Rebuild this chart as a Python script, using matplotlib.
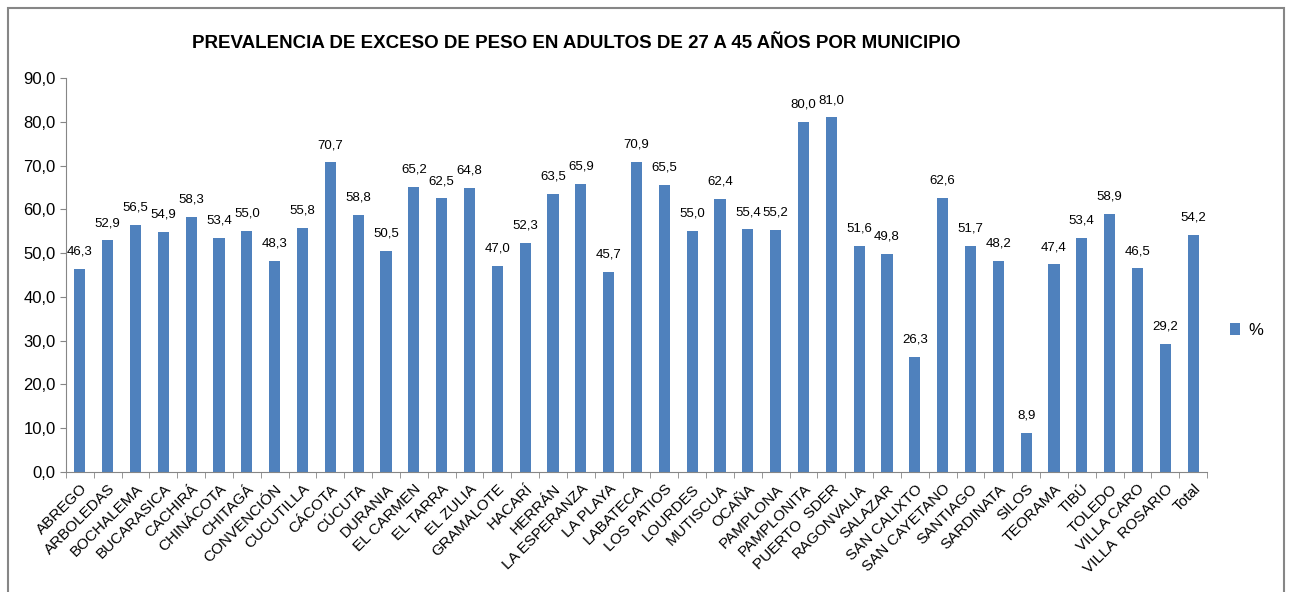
import matplotlib
matplotlib.use("Agg")
import matplotlib.pyplot as plt
import numpy as np
from matplotlib.patches import Rectangle
from matplotlib.ticker import FuncFormatter, MultipleLocator

MUNICIPIOS = [
    "ABREGO", "ARBOLEDAS", "BOCHALEMA", "BUCARASICA", "CACHIRÁ", "CHINÁCOTA",
    "CHITAGÁ", "CONVENCIÓN", "CUCUTILLA", "CÁCOTA", "CÚCUTA", "DURANIA",
    "EL CARMEN", "EL TARRA", "EL ZULIA", "GRAMALOTE", "HACARÍ", "HERRÁN",
    "LA ESPERANZA", "LA PLAYA", "LABATECA", "LOS PATIOS", "LOURDES",
    "MUTISCUA", "OCAÑA", "PAMPLONA", "PAMPLONITA", "PUERTO  SDER",
    "RAGONVALIA", "SALAZAR", "SAN CALIXTO", "SAN CAYETANO", "SANTIAGO",
    "SARDINATA", "SILOS", "TEORAMA", "TIBÚ", "TOLEDO", "VILLA CARO",
    "VILLA  ROSARIO", "Total",
]
PREVALENCIA = [
    46.3, 52.9, 56.5, 54.9, 58.3, 53.4, 55.0, 48.3, 55.8, 70.7, 58.8, 50.5,
    65.2, 62.5, 64.8, 47.0, 52.3, 63.5, 65.9, 45.7, 70.9, 65.5, 55.0, 62.4,
    55.4, 55.2, 80.0, 81.0, 51.6, 49.8, 26.3, 62.6, 51.7, 48.2, 8.9, 47.4,
    53.4, 58.9, 46.5, 29.2, 54.2,
]
BAR_COLOR = "#4F81BD"

plt.rcParams["font.family"] = ["Liberation Sans", "DejaVu Sans"]

fig = plt.figure(figsize=(12.9, 5.92), dpi=100)
# outer chart-area border (runs off the bottom like the screenshot)
fig.patches.append(Rectangle((8 / 1290, -0.05), 1276 / 1290, 1.05 - 8 / 592,
                             transform=fig.transFigure, fill=False,
                             edgecolor="#868686", linewidth=1.5))

ax = fig.add_axes([66 / 1290, 1 - 472 / 592, (1207 - 66) / 1290, (472 - 78) / 592])
x = np.arange(len(MUNICIPIOS))
ax.bar(x, PREVALENCIA, width=0.4, color=BAR_COLOR, label="%")
for xi, v in zip(x, PREVALENCIA):
    ax.text(xi, v + 2.6, f"{v:.1f}".replace(".", ","), ha="center",
            va="bottom", fontsize=9.5)

ax.set_xlim(-0.5, len(MUNICIPIOS) - 0.5)
ax.set_ylim(0, 90)
ax.yaxis.set_major_locator(MultipleLocator(10))
ax.yaxis.set_major_formatter(FuncFormatter(lambda v, p: f"{v:.1f}".replace(".", ",")))
ax.tick_params(axis="y", labelsize=12, length=4, color="#868686")
ax.set_xticks(np.arange(len(MUNICIPIOS) + 1) - 0.5, minor=True)
ax.set_xticks(x)
ax.set_xticklabels(MUNICIPIOS, rotation=45, ha="right", rotation_mode="anchor",
                   fontsize=11)
ax.tick_params(axis="x", which="major", length=0, pad=7)
ax.tick_params(axis="x", which="minor", length=4, color="#868686")
for side in ["top", "right"]:
    ax.spines[side].set_visible(False)
for side in ["left", "bottom"]:
    ax.spines[side].set_color("#868686")

ax.legend(loc="center left", bbox_to_anchor=(1.007, 0.36), frameon=False,
          fontsize=12, handlelength=0.6, handleheight=0.8, handletextpad=0.5)

fig.text(0.447, 1 - 43 / 592, "PREVALENCIA DE EXCESO DE PESO EN ADULTOS DE 27 A 45 AÑOS POR MUNICIPIO",
         ha="center", va="center", fontsize=13.5, fontweight="bold")

fig.savefig("out.png", dpi=100)
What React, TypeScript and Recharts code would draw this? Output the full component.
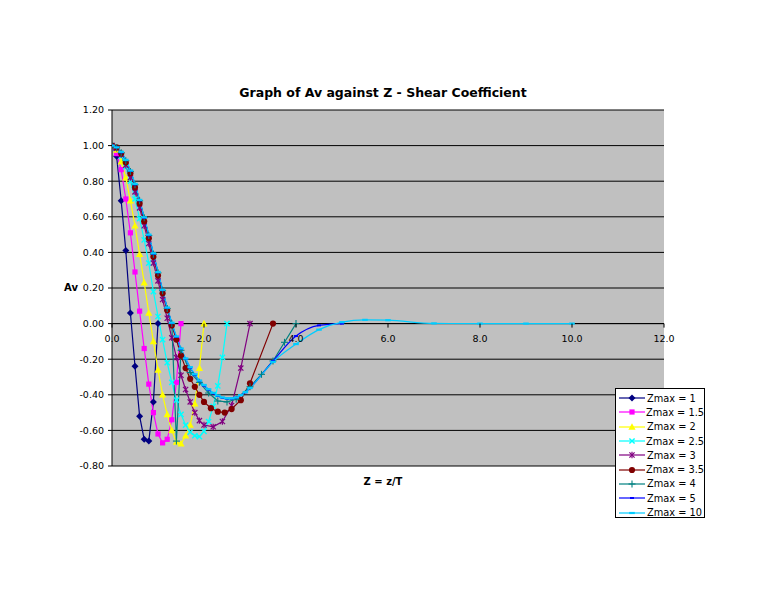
import React from "react";
import { LineChart, Line, XAxis, YAxis, CartesianGrid, ReferenceLine } from "recharts";

// sample depths, Z = z/T
const Z_BASE = [
  0, 0.1, 0.2, 0.3, 0.4, 0.5, 0.6, 0.7, 0.8, 0.9, 1.0, 1.1, 1.2, 1.3, 1.4, 1.5,
  1.6, 1.7, 1.8, 1.9, 2.0, 2.1, 2.2, 2.3, 2.4, 2.5, 2.6, 2.7, 2.8, 2.9, 3.0,
];
const Z_1 = Z_BASE.slice(0, 11);
const Z_15 = Z_BASE.slice(0, 16);
const Z_2 = Z_BASE.slice(0, 21);
const Z_25 = Z_BASE.slice(0, 26);
const Z_3 = [...Z_BASE.slice(0, 21), 2.2, 2.4, 2.6, 2.8, 3.0];
const Z_35 = [...Z_BASE.slice(0, 21), 2.15, 2.3, 2.45, 2.6, 2.8, 3.0, 3.5];
const Z_4 = [...Z_BASE.slice(0, 16), 1.7, 1.9, 2.1, 2.3, 2.5, 2.7, 3.0, 3.25, 3.5, 3.75, 4.0];
const Z_5 = [...Z_BASE, 3.5, 4.0, 4.5, 5.0];
const Z_10 = [...Z_BASE, 3.5, 4.0, 4.5, 5.0, 5.5, 6.0, 7.0, 8.0, 9.0, 10.0];

// Av values per Zmax
const AV_1 = [1.0, 0.94, 0.69, 0.41, 0.06, -0.24, -0.52, -0.65, -0.66, -0.44, 0.0];
const AV_15 = [1.0, 0.955, 0.865, 0.7, 0.51, 0.29, 0.07, -0.14, -0.34, -0.5, -0.62, -0.67, -0.65, -0.54, -0.33, 0.0];
const AV_2 = [
  1.0, 0.975, 0.91, 0.82, 0.69, 0.55, 0.39, 0.23, 0.06, -0.1, -0.26, -0.4, -0.51, -0.6, -0.665,
  -0.675, -0.63, -0.57, -0.45, -0.25, 0.0,
];
const AV_25 = [
  1.0, 0.985, 0.94, 0.88, 0.8, 0.7, 0.59, 0.47, 0.34, 0.18, 0.04, -0.09, -0.22, -0.33, -0.43,
  -0.51, -0.57, -0.61, -0.63, -0.635, -0.605, -0.55, -0.465, -0.35, -0.19, 0.0,
];
const AV_3 = [
  1.0, 0.985, 0.95, 0.89, 0.82, 0.74, 0.65, 0.55, 0.45, 0.34, 0.24, 0.135, 0.03, -0.08, -0.19,
  -0.29, -0.37, -0.44, -0.5, -0.545, -0.57, -0.58, -0.55, -0.46, -0.25, 0.0,
];
const AV_35 = [
  1.0, 0.99, 0.955, 0.905, 0.845, 0.765, 0.675, 0.575, 0.48, 0.375, 0.27, 0.17, 0.075, -0.01,
  -0.09, -0.18, -0.25, -0.31, -0.355, -0.4, -0.44, -0.475, -0.495, -0.5, -0.48, -0.43, -0.335, 0.0,
];
const AV_4 = [
  1.0, 0.99, 0.96, 0.915, 0.855, 0.78, 0.69, 0.595, 0.495, 0.39, 0.285, 0.185, 0.085, 0.0, -0.66,
  -0.15, -0.275, -0.33, -0.39, -0.435, -0.44, -0.425, -0.355, -0.285, -0.21, -0.105, 0.0,
];
const AV_5 = [
  1.0, 0.99, 0.962, 0.918, 0.858, 0.782, 0.692, 0.594, 0.496, 0.392, 0.288, 0.188, 0.088, 0.003,
  -0.075, -0.142, -0.198, -0.248, -0.288, -0.322, -0.348, -0.372, -0.392, -0.407, -0.417, -0.422,
  -0.422, -0.416, -0.402, -0.386, -0.362, -0.21, -0.07, -0.01, 0.0,
];
const AV_10 = [
  1.0, 0.99, 0.965, 0.92, 0.86, 0.785, 0.695, 0.597, 0.5, 0.395, 0.29, 0.19, 0.09, 0.005, -0.072,
  -0.14, -0.196, -0.245, -0.285, -0.32, -0.345, -0.369, -0.389, -0.404, -0.415, -0.42, -0.42,
  -0.415, -0.402, -0.385, -0.362, -0.215, -0.115, -0.034, 0.008, 0.021, 0.019, 0.001, 0.0, 0.0, 0.0,
];

const X_TICKS = [0, 2, 4, 6, 8, 10, 12];
const Y_TICKS = [-0.8, -0.6, -0.4, -0.2, 0, 0.2, 0.4, 0.6, 0.8, 1.0, 1.2];

const SERIES = [
  { name: "Zmax = 1", z: Z_1, av: AV_1, color: "#000080", shape: "diamond" },
  { name: "Zmax = 1.5", z: Z_15, av: AV_15, color: "#FF00FF", shape: "square" },
  { name: "Zmax = 2", z: Z_2, av: AV_2, color: "#FFFF00", shape: "triangle" },
  { name: "Zmax = 2.5", z: Z_25, av: AV_25, color: "#00FFFF", shape: "x" },
  { name: "Zmax = 3", z: Z_3, av: AV_3, color: "#800080", shape: "star" },
  { name: "Zmax = 3.5", z: Z_35, av: AV_35, color: "#800000", shape: "circle" },
  { name: "Zmax = 4", z: Z_4, av: AV_4, color: "#008080", shape: "plus" },
  { name: "Zmax = 5", z: Z_5, av: AV_5, color: "#0000FF", shape: "smalldash", smooth: true },
  { name: "Zmax = 10", z: Z_10, av: AV_10, color: "#00CCFF", shape: "dash", smooth: true },
];

const FONT = "'DejaVu Sans', Verdana, sans-serif";
const PLOT_TOP = 110;
const PLOT_H = 356;
const ZERO_Y = PLOT_TOP + (PLOT_H * 1.2) / 2.0;

const Marker = ({ shape, cx, cy, color }: { shape: string; cx: number; cy: number; color: string }) => {
  switch (shape) {
    case "diamond":
      return <polygon points={`${cx},${cy - 3.5} ${cx + 3.5},${cy} ${cx},${cy + 3.5} ${cx - 3.5},${cy}`} fill={color} />;
    case "square":
      return <rect x={cx - 2.6} y={cy - 2.6} width={5.2} height={5.2} fill={color} />;
    case "triangle":
      return <polygon points={`${cx},${cy - 3.8} ${cx + 3.6},${cy + 2.8} ${cx - 3.6},${cy + 2.8}`} fill={color} />;
    case "x":
      return (
        <g stroke={color} strokeWidth={1.4}>
          <line x1={cx - 2.6} y1={cy - 2.6} x2={cx + 2.6} y2={cy + 2.6} />
          <line x1={cx - 2.6} y1={cy + 2.6} x2={cx + 2.6} y2={cy - 2.6} />
        </g>
      );
    case "star":
      return (
        <g stroke={color} strokeWidth={1.2}>
          <line x1={cx - 2.6} y1={cy - 2.6} x2={cx + 2.6} y2={cy + 2.6} />
          <line x1={cx - 2.6} y1={cy + 2.6} x2={cx + 2.6} y2={cy - 2.6} />
          <line x1={cx} y1={cy - 3.2} x2={cx} y2={cy + 3.2} />
        </g>
      );
    case "circle":
      return <circle cx={cx} cy={cy} r={3.1} fill={color} />;
    case "plus":
      return (
        <g stroke={color} strokeWidth={1.1}>
          <line x1={cx - 3.5} y1={cy} x2={cx + 3.5} y2={cy} />
          <line x1={cx} y1={cy - 3.5} x2={cx} y2={cy + 3.5} />
        </g>
      );
    case "smalldash":
      return <rect x={cx - 2} y={cy - 1} width={4} height={2} fill={color} />;
    default:
      return <rect x={cx - 2.8} y={cy - 1.1} width={5.6} height={2.2} fill={color} />;
  }
};

const XTick = ({ x, payload }: any) => (
  <g>
    <line x1={x} x2={x} y1={ZERO_Y} y2={ZERO_Y + 4} stroke="#000" />
    <text x={x} y={ZERO_Y + 18} textAnchor="middle" fontSize={9.5} fontFamily={FONT} fill="#000">
      {Number(payload.value).toFixed(1)}
    </text>
  </g>
);

const ChartLegend = () => (
  <div
    style={{
      position: "absolute",
      left: 615,
      top: 388,
      width: 90,
      height: 130,
      background: "#fff",
      border: "1px solid #000",
      boxSizing: "border-box",
      fontFamily: FONT,
      fontSize: 9.8,
      paddingTop: 2,
    }}
  >
    {SERIES.map((s) => (
      <div key={s.name} style={{ height: 14.3, display: "flex", alignItems: "center" }}>
        <svg width={28} height={12} style={{ marginLeft: 2 }}>
          <line x1={1} x2={27} y1={6} y2={6} stroke={s.color} strokeWidth={1.2} />
          <Marker shape={s.shape} cx={14} cy={6} color={s.color} />
        </svg>
        <span style={{ marginLeft: 1, whiteSpace: "pre" }}>{s.name}</span>
      </div>
    ))}
  </div>
);

export default function App() {
  return (
    <div style={{ position: "absolute", left: 0, top: 0, width: 768, height: 594, background: "#fff" }}>
      <LineChart width={768} height={594} margin={{ top: 110, right: 104, bottom: 108, left: 52 }}>
        <CartesianGrid vertical={false} stroke="#000" strokeWidth={1} fill="#C0C0C0" fillOpacity={1} />
        <XAxis
          type="number"
          dataKey="z"
          domain={[0, 12]}
          ticks={X_TICKS}
          axisLine={false}
          tickLine={false}
          tick={<XTick />}
          height={20}
          allowDataOverflow
        />
        <YAxis
          type="number"
          domain={[-0.8, 1.2]}
          ticks={Y_TICKS}
          width={60}
          axisLine={{ stroke: "#000" }}
          tickLine={{ stroke: "#000" }}
          tickSize={4}
          tickMargin={4}
          tickFormatter={(v: number) => v.toFixed(2)}
          tick={{ fontSize: 9.5, fontFamily: FONT, fill: "#000" }}
          interval={0}
        />
        <ReferenceLine y={0} stroke="#000" />
        {SERIES.map((s) => (
          <Line
            key={s.name}
            data={s.z.map((z, i) => ({ z, av: s.av[i] }))}
            dataKey="av"
            name={s.name}
            type={s.smooth ? "monotone" : "linear"}
            stroke={s.color}
            strokeWidth={1.2}
            isAnimationActive={false}
            activeDot={false}
            dot={(p: any) => (
              <g key={`${s.name}-${p.index}`}>
                <Marker shape={s.shape} cx={p.cx} cy={p.cy} color={s.color} />
              </g>
            )}
          />
        ))}
      </LineChart>

      <div
        style={{
          position: "absolute",
          top: 85,
          left: 0,
          width: 766,
          textAlign: "center",
          fontFamily: FONT,
          fontWeight: "bold",
          fontSize: 12.5,
        }}
      >
        Graph of Av against Z - Shear Coefficient
      </div>
      <div
        style={{
          position: "absolute",
          top: 282,
          left: 64,
          fontFamily: FONT,
          fontWeight: "bold",
          fontSize: 10,
        }}
      >
        Av
      </div>
      <div
        style={{
          position: "absolute",
          top: 476,
          left: 0,
          width: 766,
          textAlign: "center",
          fontFamily: FONT,
          fontWeight: "bold",
          fontSize: 10,
        }}
      >
        Z = z/T
      </div>
      <ChartLegend />
    </div>
  );
}
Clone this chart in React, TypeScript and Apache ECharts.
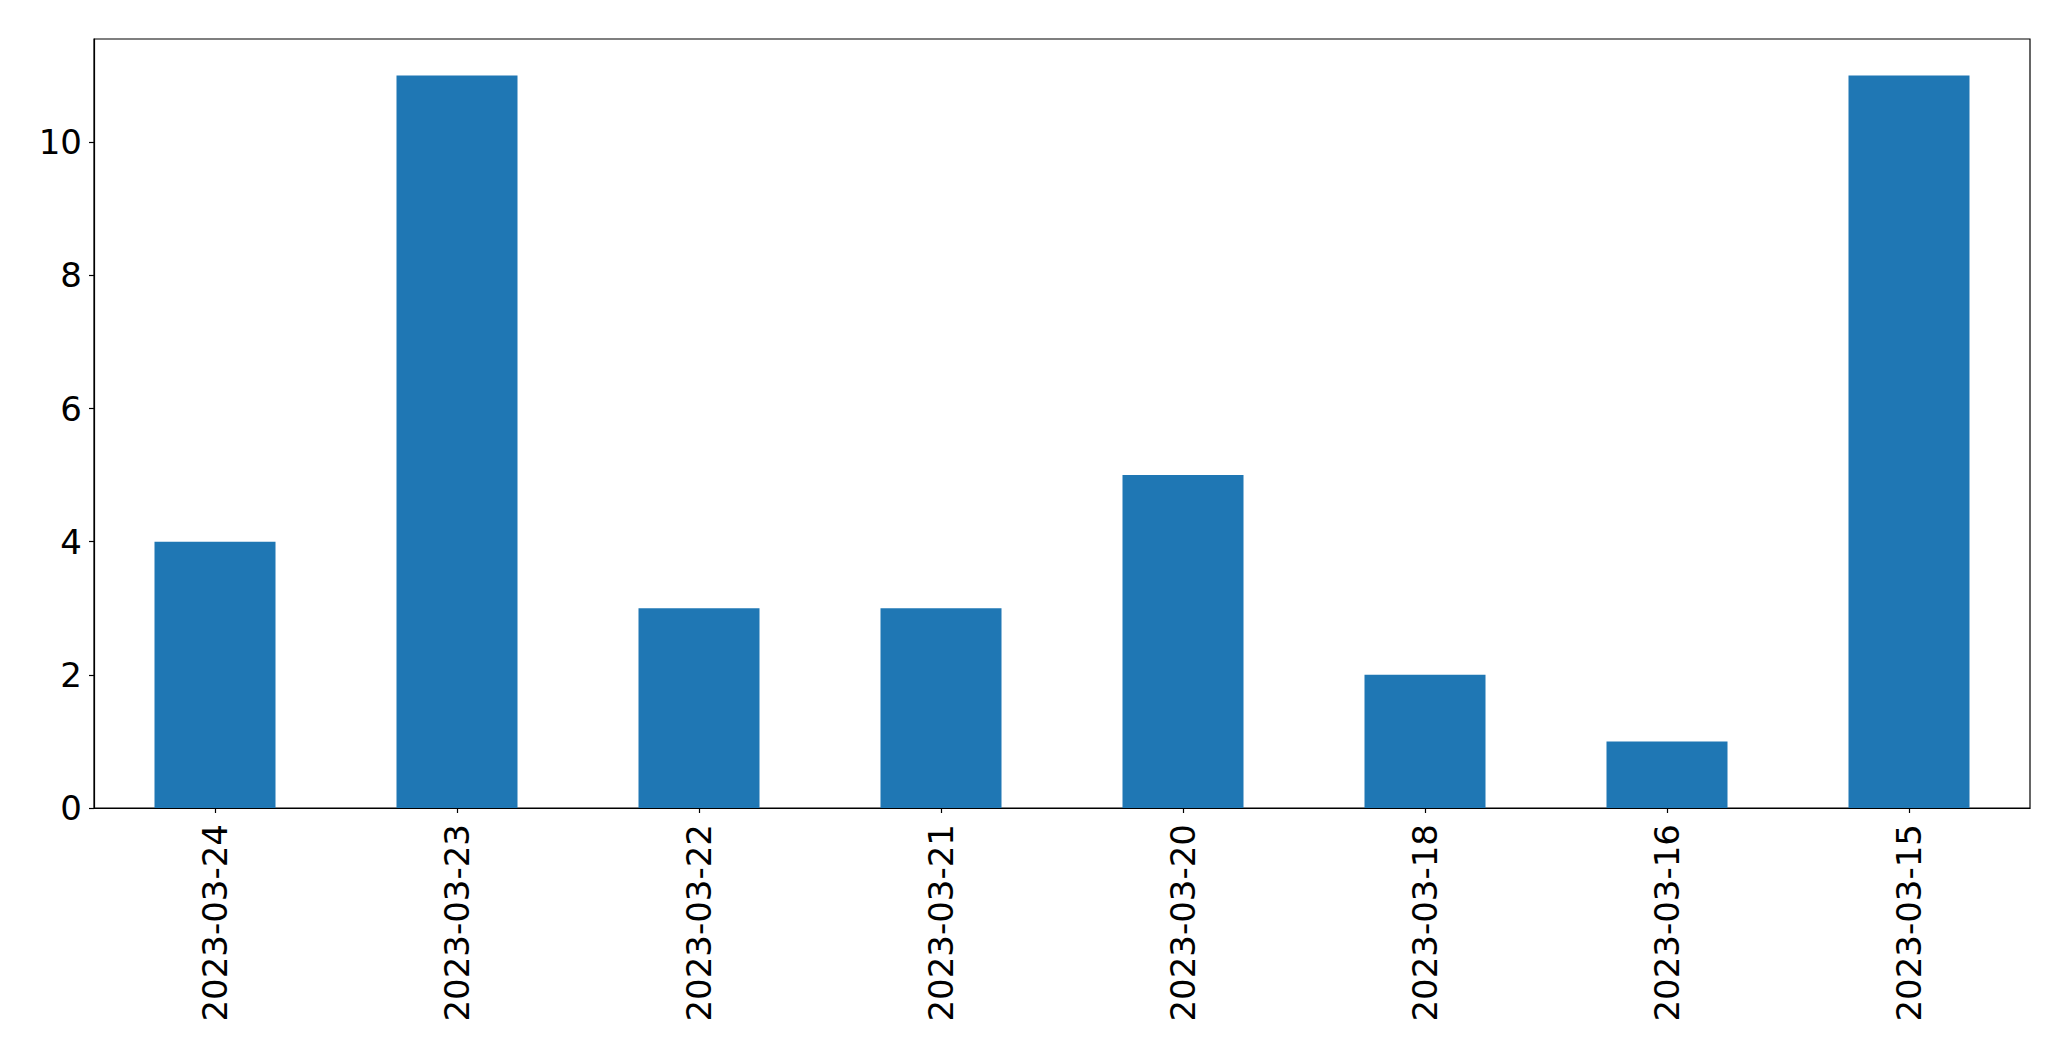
import React, { useEffect, useRef } from "react";
import * as echarts from "echarts";

const categories = [
  "2023-03-24",
  "2023-03-23",
  "2023-03-22",
  "2023-03-21",
  "2023-03-20",
  "2023-03-18",
  "2023-03-16",
  "2023-03-15",
];
const values = [4, 11, 3, 3, 5, 2, 1, 11];
const yTicks = [0, 2, 4, 6, 8, 10];
const yMax = 11.55;

export default function App() {
  const ref = useRef<HTMLDivElement>(null);
  useEffect(() => {
    if (!ref.current) return;
    const chart = echarts.init(ref.current, null, { renderer: "svg" });
    const font = "DejaVu Sans";
    chart.setOption({
      animation: false,
      backgroundColor: "#ffffff",
      grid: {
        left: 94,
        top: 39,
        right: 41,
        bottom: 253,
        show: true,
        borderColor: "#000000",
        borderWidth: 1.2,
        backgroundColor: "transparent",
      },
      xAxis: {
        type: "category",
        data: categories,
        axisLine: { show: true, lineStyle: { color: "#000000", width: 1.2 } },
        axisTick: {
          show: true,
          alignWithLabel: true,
          length: 5,
          lineStyle: { color: "#000000", width: 1.2 },
        },
        axisLabel: {
          rotate: 90,
          margin: 16,
          fontSize: 34,
          fontFamily: font,
          color: "#000000",
          interval: 0,
        },
        splitLine: { show: false },
      },
      yAxis: {
        type: "value",
        min: 0,
        max: yMax,
        interval: 2,
        axisLine: { show: true, lineStyle: { color: "#000000", width: 1.2 } },
        axisTick: {
          show: true,
          length: 5,
          customValues: yTicks,
          lineStyle: { color: "#000000", width: 1.2 },
        },
        axisLabel: {
          customValues: yTicks,
          margin: 12,
          fontSize: 34,
          fontFamily: font,
          color: "#000000",
        },
        splitLine: { show: false },
      },
      series: [
        {
          type: "bar",
          data: values,
          barWidth: "50%",
          itemStyle: { color: "#1f77b4" },
        },
      ],
    });
    return () => chart.dispose();
  }, []);
  return (
    <div
      ref={ref}
      style={{ position: "fixed", left: 0, top: 0, width: 2071, height: 1061, background: "#fff" }}
    />
  );
}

::::::::

## Stated exercise
Reproduce, word for word, every line from the start of the records down to and including the line with "from matplotlib.ticker import"; skip the pictures.

## Complete answer
Rebuild this chart as a Python script, using matplotlib.
import matplotlib
matplotlib.use("Agg")
import matplotlib.pyplot as plt
import numpy as np
from matplotlib.patches import Rectangle
from matplotlib.ticker import FuncFormatter, MultipleLocator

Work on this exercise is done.